The MDR is a two-way register. When data is fetched from memory and placed into the MDR, it is written to go in one direction. When there is a write instruction, the data to be written is placed into the MDR from another CPU register, which then puts the data into memory.
The CPU never directly accesses RAM. Modern CPUs have one or more layers of cache. The CPU's ability to perform calculations is much faster than the RAM's ability to feed data to the CPU.
Cache memory is faster than the system RAM, and it is closer to the CPU because it is physically located on the processor chip. The cache provides data storage and instructions to prevent the CPU from waiting for data to be retrieved from RAM. When the CPU needs data - program instructions are also considered to be data - the cache determines whether the data is already in residence and provides it to the CPU.
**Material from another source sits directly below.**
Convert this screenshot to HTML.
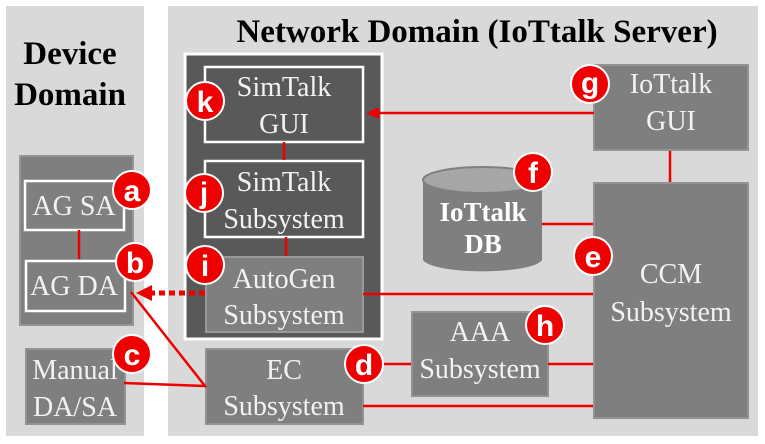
<!DOCTYPE html>
<html><head><meta charset="utf-8"><style>
html,body{margin:0;padding:0;background:#fff;}
svg{display:block;}
.t{font-family:"Liberation Serif",serif;fill:#f2f2f2;font-size:28px;text-anchor:middle;}
.h{font-family:"Liberation Serif",serif;font-weight:bold;fill:#000;font-size:33px;text-anchor:middle;}
.bt{font-family:"Liberation Sans",sans-serif;font-weight:bold;fill:#fff;font-size:30px;text-anchor:middle;}
</style></head><body>
<svg width="765" height="444" viewBox="0 0 765 444" xmlns="http://www.w3.org/2000/svg">
<rect x="0" y="0" width="765" height="444" fill="#fff"/>
<rect x="6" y="6" width="138" height="430" fill="#d9d9d9"/>
<rect x="168" y="6" width="590" height="430" fill="#d9d9d9"/>
<text class="h" x="70" y="64">Device</text>
<text class="h" x="70" y="105">Domain</text>
<text class="h" x="477" y="42">Network Domain (IoTtalk Server)</text>

<rect x="20" y="156" width="113" height="169" fill="#7f7f7f" stroke="#959595" stroke-width="2"/>
<rect x="25" y="181" width="99" height="49" fill="#7f7f7f" stroke="#fff" stroke-width="2.5"/>
<text class="t" x="74" y="215">AG SA</text>
<rect x="26" y="261" width="99" height="50" fill="#7f7f7f" stroke="#fff" stroke-width="2.5"/>
<text class="t" x="74" y="295">AG DA</text>
<line x1="79" y1="230" x2="79" y2="259" stroke="#e00" stroke-width="2.5"/>
<rect x="26" y="349" width="99" height="75" fill="#7f7f7f" stroke="#939393" stroke-width="2"/>
<text class="t" x="75" y="379">Manual</text>
<text class="t" x="75" y="416">DA/SA</text>

<rect x="185" y="54" width="197" height="285" fill="#595959" stroke="#fff" stroke-width="3"/>
<rect x="205" y="67" width="158" height="75" fill="#595959" stroke="#fff" stroke-width="2.5"/>
<text class="t" x="284" y="96">SimTalk</text>
<text class="t" x="284" y="133">GUI</text>
<rect x="205" y="161" width="158" height="76" fill="#595959" stroke="#fff" stroke-width="2.5"/>
<text class="t" x="284" y="191">SimTalk</text>
<text class="t" x="284" y="228">Subsystem</text>
<line x1="284" y1="142" x2="284" y2="160" stroke="#e00" stroke-width="2.5"/>
<line x1="286" y1="237" x2="286" y2="256" stroke="#e00" stroke-width="2.5"/>
<rect x="206" y="257" width="157" height="75" fill="#7f7f7f" stroke="#999" stroke-width="2"/>
<text class="t" x="284" y="288">AutoGen</text>
<text class="t" x="284" y="324">Subsystem</text>
<rect x="206" y="349" width="157" height="75" fill="#7f7f7f" stroke="#939393" stroke-width="2"/>
<text class="t" x="284" y="379">EC</text>
<text class="t" x="284" y="415">Subsystem</text>

<rect x="594" y="65" width="154" height="85" fill="#7f7f7f" stroke="#939393" stroke-width="2"/>
<text class="t" x="671" y="93">IoTtalk</text>
<text class="t" x="671" y="130">GUI</text>
<rect x="594" y="183" width="154" height="235" fill="#7f7f7f" stroke="#939393" stroke-width="2"/>
<text class="t" x="671" y="283">CCM</text>
<text class="t" x="671" y="321">Subsystem</text>
<rect x="412" y="312" width="136" height="84" fill="#7f7f7f" stroke="#939393" stroke-width="2"/>
<text class="t" x="480" y="341">AAA</text>
<text class="t" x="480" y="378">Subsystem</text>

<path d="M423,180 L423,260 A60,13 0 0 0 542,260 L542,180 Z" fill="#7f7f7f"/>
<ellipse cx="482.5" cy="180" rx="59.5" ry="13" fill="#a6a6a6" stroke="#7f7f7f" stroke-width="2"/>
<text class="bt" x="483" y="221" style="font-family:'Liberation Serif',serif;font-size:27px">IoTtalk</text>
<text class="bt" x="483" y="253" style="font-family:'Liberation Serif',serif;font-size:27px">DB</text>

<g stroke="#e00" stroke-width="2.5" fill="none">
<line x1="594" y1="113" x2="375" y2="113"/>
<line x1="670" y1="151" x2="670" y2="182"/>
<line x1="542" y1="224" x2="593" y2="224"/>
<line x1="363" y1="294" x2="593" y2="294"/>
<line x1="383" y1="364" x2="411" y2="364"/>
<line x1="548" y1="364" x2="593" y2="364"/>
<line x1="363" y1="406" x2="593" y2="406"/>
<polyline points="131,292 205,386 124,383"/>
<line x1="205" y1="293" x2="150" y2="293" stroke-width="5" stroke-dasharray="6,4"/>
</g>
<polygon points="366,113 379,107 379,119" fill="#e00"/>
<polygon points="136,293 152,285 152,301" fill="#e00"/>

<g fill="#e00" stroke="#fff" stroke-width="2">
<circle cx="132" cy="190" r="19"/>
<circle cx="135" cy="262" r="19"/>
<circle cx="132" cy="354" r="19"/>
<circle cx="364" cy="364" r="19"/>
<circle cx="593" cy="256" r="19"/>
<circle cx="533" cy="172" r="19"/>
<circle cx="590" cy="84" r="19"/>
<circle cx="545" cy="325" r="19"/>
<circle cx="205" cy="265" r="19"/>
<circle cx="204" cy="193" r="19"/>
<circle cx="205" cy="101" r="19"/>
</g>
<g>
<text class="bt" x="132" y="201">a</text>
<text class="bt" x="135" y="273">b</text>
<text class="bt" x="132" y="365">c</text>
<text class="bt" x="364" y="375">d</text>
<text class="bt" x="593" y="267">e</text>
<text class="bt" x="533" y="183">f</text>
<text class="bt" x="590" y="93">g</text>
<text class="bt" x="545" y="336">h</text>
<text class="bt" x="205" y="276">i</text>
<text class="bt" x="204" y="203">j</text>
<text class="bt" x="205" y="112">k</text>
</g>
</svg>
</body></html>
If the requested data is not in the cache, it's retrieved from RAM and uses predictive algorithms to move more data from RAM into the cache. The cache controller analyzes the requested data and tries to predict what additional data will be needed from RAM. It loads the anticipated data into the cache. By keeping some data closer to the CPU in a cache that is faster than RAM, the CPU can remain busy and not waste cycles waiting for data.
The simple example CPU has two levels of cache. Levels 2 is designed to predict what data and program instructions will be needed next, move that data from RAM, and move it ever closer to the CPU to be ready when needed. These cache sizes typically range from 1 MB to 32 MB, depending upon the speed and intended use of the processor.
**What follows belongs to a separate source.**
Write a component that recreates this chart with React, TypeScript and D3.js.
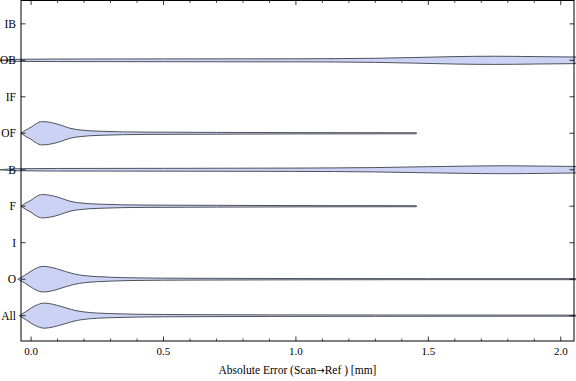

CPU clock and control unit (CU in the image)
All of the CPU components must be synchronized to work together smoothly. The control unit performs this function at a rate determined by the clock speed and is responsible for directing the operations of the other units by using timing signals that extend throughout the CPU.
Random access memory (RAM)
Although the RAM, or main storage, is shown in this diagram and the next, it is not truly a part of the CPU. Its function is to store programs and data so that they are ready for use when the CPU needs them.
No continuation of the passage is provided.